AIM
Reproduce the entire listing word for word.

::: SUPPLIED INFORMATION

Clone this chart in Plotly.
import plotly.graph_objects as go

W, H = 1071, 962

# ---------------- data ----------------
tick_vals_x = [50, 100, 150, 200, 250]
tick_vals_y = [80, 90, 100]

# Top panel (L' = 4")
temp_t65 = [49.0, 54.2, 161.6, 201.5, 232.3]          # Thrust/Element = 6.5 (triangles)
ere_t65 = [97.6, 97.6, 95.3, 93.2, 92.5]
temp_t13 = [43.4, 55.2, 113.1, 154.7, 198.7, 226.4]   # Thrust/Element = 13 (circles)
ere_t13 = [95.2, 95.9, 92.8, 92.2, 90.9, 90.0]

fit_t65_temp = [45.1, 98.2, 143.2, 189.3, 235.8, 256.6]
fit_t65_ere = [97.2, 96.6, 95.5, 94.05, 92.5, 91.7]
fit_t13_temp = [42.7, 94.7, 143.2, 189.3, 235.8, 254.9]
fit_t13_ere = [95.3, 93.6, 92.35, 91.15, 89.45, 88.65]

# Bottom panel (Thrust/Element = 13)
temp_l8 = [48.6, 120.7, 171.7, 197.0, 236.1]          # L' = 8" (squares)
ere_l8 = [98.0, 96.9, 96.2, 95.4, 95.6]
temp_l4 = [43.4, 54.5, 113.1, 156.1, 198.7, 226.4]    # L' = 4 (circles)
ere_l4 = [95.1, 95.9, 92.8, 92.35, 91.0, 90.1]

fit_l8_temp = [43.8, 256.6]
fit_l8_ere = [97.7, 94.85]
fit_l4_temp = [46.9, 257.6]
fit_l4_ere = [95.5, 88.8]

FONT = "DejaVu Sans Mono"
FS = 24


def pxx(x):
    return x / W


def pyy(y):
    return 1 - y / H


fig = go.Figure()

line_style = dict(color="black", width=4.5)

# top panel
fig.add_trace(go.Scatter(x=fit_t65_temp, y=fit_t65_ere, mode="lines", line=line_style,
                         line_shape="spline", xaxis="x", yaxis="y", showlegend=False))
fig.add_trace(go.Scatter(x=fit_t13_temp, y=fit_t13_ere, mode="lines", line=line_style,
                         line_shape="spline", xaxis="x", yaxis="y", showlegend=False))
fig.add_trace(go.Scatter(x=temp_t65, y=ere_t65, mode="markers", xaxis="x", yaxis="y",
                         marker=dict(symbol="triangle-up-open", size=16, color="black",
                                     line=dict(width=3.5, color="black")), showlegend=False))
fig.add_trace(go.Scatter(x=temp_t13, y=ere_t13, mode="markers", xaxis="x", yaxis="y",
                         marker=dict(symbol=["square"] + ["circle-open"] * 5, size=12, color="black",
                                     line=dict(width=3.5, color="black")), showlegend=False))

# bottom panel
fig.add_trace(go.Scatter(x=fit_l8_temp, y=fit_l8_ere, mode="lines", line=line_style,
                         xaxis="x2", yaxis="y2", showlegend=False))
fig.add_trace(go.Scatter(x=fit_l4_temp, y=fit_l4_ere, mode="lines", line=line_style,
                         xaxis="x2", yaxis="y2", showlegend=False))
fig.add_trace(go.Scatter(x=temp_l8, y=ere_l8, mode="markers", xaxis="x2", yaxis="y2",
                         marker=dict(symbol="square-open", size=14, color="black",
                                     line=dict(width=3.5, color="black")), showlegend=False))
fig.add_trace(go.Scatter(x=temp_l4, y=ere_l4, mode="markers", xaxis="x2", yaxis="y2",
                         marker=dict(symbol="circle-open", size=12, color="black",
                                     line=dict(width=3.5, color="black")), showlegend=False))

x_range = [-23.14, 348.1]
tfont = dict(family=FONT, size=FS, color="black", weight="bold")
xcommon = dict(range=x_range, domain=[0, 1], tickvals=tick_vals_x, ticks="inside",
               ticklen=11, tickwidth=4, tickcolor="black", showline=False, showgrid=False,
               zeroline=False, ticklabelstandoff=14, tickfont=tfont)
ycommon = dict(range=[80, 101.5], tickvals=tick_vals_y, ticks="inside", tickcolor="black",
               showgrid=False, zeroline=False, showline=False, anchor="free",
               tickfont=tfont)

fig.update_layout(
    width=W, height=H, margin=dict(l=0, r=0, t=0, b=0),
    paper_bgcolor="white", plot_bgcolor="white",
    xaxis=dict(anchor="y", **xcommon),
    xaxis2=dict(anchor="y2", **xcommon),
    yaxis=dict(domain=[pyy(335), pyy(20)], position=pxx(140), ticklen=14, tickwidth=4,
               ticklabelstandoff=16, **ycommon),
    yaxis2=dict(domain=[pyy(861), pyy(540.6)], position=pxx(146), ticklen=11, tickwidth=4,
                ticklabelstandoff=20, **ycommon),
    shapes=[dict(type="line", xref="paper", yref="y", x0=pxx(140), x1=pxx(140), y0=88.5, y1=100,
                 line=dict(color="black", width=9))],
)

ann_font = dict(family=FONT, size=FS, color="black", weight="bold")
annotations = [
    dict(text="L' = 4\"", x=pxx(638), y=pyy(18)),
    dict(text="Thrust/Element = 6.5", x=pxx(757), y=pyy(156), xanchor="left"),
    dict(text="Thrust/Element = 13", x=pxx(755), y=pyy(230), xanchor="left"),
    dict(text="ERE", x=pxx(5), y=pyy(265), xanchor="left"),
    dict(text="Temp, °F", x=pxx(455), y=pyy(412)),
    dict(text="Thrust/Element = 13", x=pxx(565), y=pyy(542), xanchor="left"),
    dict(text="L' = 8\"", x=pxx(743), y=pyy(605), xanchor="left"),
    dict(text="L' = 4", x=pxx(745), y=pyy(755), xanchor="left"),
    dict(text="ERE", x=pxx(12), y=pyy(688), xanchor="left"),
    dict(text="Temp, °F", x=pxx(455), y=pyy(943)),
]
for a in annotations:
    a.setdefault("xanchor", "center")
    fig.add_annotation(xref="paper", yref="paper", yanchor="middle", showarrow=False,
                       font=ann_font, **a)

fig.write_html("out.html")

::::::

TASK OUTPUT
Clone this chart in Plotly.
import plotly.graph_objects as go

W, H = 1071, 962

# ---------------- data ----------------
tick_vals_x = [50, 100, 150, 200, 250]
tick_vals_y = [80, 90, 100]

# Top panel (L' = 4")
temp_t65 = [49.0, 54.2, 161.6, 201.5, 232.3]          # Thrust/Element = 6.5 (triangles)
ere_t65 = [97.6, 97.6, 95.3, 93.2, 92.5]
temp_t13 = [43.4, 55.2, 113.1, 154.7, 198.7, 226.4]   # Thrust/Element = 13 (circles)
ere_t13 = [95.2, 95.9, 92.8, 92.2, 90.9, 90.0]

fit_t65_temp = [45.1, 98.2, 143.2, 189.3, 235.8, 256.6]
fit_t65_ere = [97.2, 96.6, 95.5, 94.05, 92.5, 91.7]
fit_t13_temp = [42.7, 94.7, 143.2, 189.3, 235.8, 254.9]
fit_t13_ere = [95.3, 93.6, 92.35, 91.15, 89.45, 88.65]

# Bottom panel (Thrust/Element = 13)
temp_l8 = [48.6, 120.7, 171.7, 197.0, 236.1]          # L' = 8" (squares)
ere_l8 = [98.0, 96.9, 96.2, 95.4, 95.6]
temp_l4 = [43.4, 54.5, 113.1, 156.1, 198.7, 226.4]    # L' = 4 (circles)
ere_l4 = [95.1, 95.9, 92.8, 92.35, 91.0, 90.1]

fit_l8_temp = [43.8, 256.6]
fit_l8_ere = [97.7, 94.85]
fit_l4_temp = [46.9, 257.6]
fit_l4_ere = [95.5, 88.8]

FONT = "DejaVu Sans Mono"
FS = 24


def pxx(x):
    return x / W


def pyy(y):
    return 1 - y / H


fig = go.Figure()

line_style = dict(color="black", width=4.5)

# top panel
fig.add_trace(go.Scatter(x=fit_t65_temp, y=fit_t65_ere, mode="lines", line=line_style,
                         line_shape="spline", xaxis="x", yaxis="y", showlegend=False))
fig.add_trace(go.Scatter(x=fit_t13_temp, y=fit_t13_ere, mode="lines", line=line_style,
                         line_shape="spline", xaxis="x", yaxis="y", showlegend=False))
fig.add_trace(go.Scatter(x=temp_t65, y=ere_t65, mode="markers", xaxis="x", yaxis="y",
                         marker=dict(symbol="triangle-up-open", size=16, color="black",
                                     line=dict(width=3.5, color="black")), showlegend=False))
fig.add_trace(go.Scatter(x=temp_t13, y=ere_t13, mode="markers", xaxis="x", yaxis="y",
                         marker=dict(symbol=["square"] + ["circle-open"] * 5, size=12, color="black",
                                     line=dict(width=3.5, color="black")), showlegend=False))

# bottom panel
fig.add_trace(go.Scatter(x=fit_l8_temp, y=fit_l8_ere, mode="lines", line=line_style,
                         xaxis="x2", yaxis="y2", showlegend=False))
fig.add_trace(go.Scatter(x=fit_l4_temp, y=fit_l4_ere, mode="lines", line=line_style,
                         xaxis="x2", yaxis="y2", showlegend=False))
fig.add_trace(go.Scatter(x=temp_l8, y=ere_l8, mode="markers", xaxis="x2", yaxis="y2",
                         marker=dict(symbol="square-open", size=14, color="black",
                                     line=dict(width=3.5, color="black")), showlegend=False))
fig.add_trace(go.Scatter(x=temp_l4, y=ere_l4, mode="markers", xaxis="x2", yaxis="y2",
                         marker=dict(symbol="circle-open", size=12, color="black",
                                     line=dict(width=3.5, color="black")), showlegend=False))

x_range = [-23.14, 348.1]
tfont = dict(family=FONT, size=FS, color="black", weight="bold")
xcommon = dict(range=x_range, domain=[0, 1], tickvals=tick_vals_x, ticks="inside",
               ticklen=11, tickwidth=4, tickcolor="black", showline=False, showgrid=False,
               zeroline=False, ticklabelstandoff=14, tickfont=tfont)
ycommon = dict(range=[80, 101.5], tickvals=tick_vals_y, ticks="inside", tickcolor="black",
               showgrid=False, zeroline=False, showline=False, anchor="free",
               tickfont=tfont)

fig.update_layout(
    width=W, height=H, margin=dict(l=0, r=0, t=0, b=0),
    paper_bgcolor="white", plot_bgcolor="white",
    xaxis=dict(anchor="y", **xcommon),
    xaxis2=dict(anchor="y2", **xcommon),
    yaxis=dict(domain=[pyy(335), pyy(20)], position=pxx(140), ticklen=14, tickwidth=4,
               ticklabelstandoff=16, **ycommon),
    yaxis2=dict(domain=[pyy(861), pyy(540.6)], position=pxx(146), ticklen=11, tickwidth=4,
                ticklabelstandoff=20, **ycommon),
    shapes=[dict(type="line", xref="paper", yref="y", x0=pxx(140), x1=pxx(140), y0=88.5, y1=100,
                 line=dict(color="black", width=9))],
)

ann_font = dict(family=FONT, size=FS, color="black", weight="bold")
annotations = [
    dict(text="L' = 4\"", x=pxx(638), y=pyy(18)),
    dict(text="Thrust/Element = 6.5", x=pxx(757), y=pyy(156), xanchor="left"),
    dict(text="Thrust/Element = 13", x=pxx(755), y=pyy(230), xanchor="left"),
    dict(text="ERE", x=pxx(5), y=pyy(265), xanchor="left"),
    dict(text="Temp, °F", x=pxx(455), y=pyy(412)),
    dict(text="Thrust/Element = 13", x=pxx(565), y=pyy(542), xanchor="left"),
    dict(text="L' = 8\"", x=pxx(743), y=pyy(605), xanchor="left"),
    dict(text="L' = 4", x=pxx(745), y=pyy(755), xanchor="left"),
    dict(text="ERE", x=pxx(12), y=pyy(688), xanchor="left"),
    dict(text="Temp, °F", x=pxx(455), y=pyy(943)),
]
for a in annotations:
    a.setdefault("xanchor", "center")
    fig.add_annotation(xref="paper", yref="paper", yanchor="middle", showarrow=False,
                       font=ann_font, **a)

fig.write_html("out.html")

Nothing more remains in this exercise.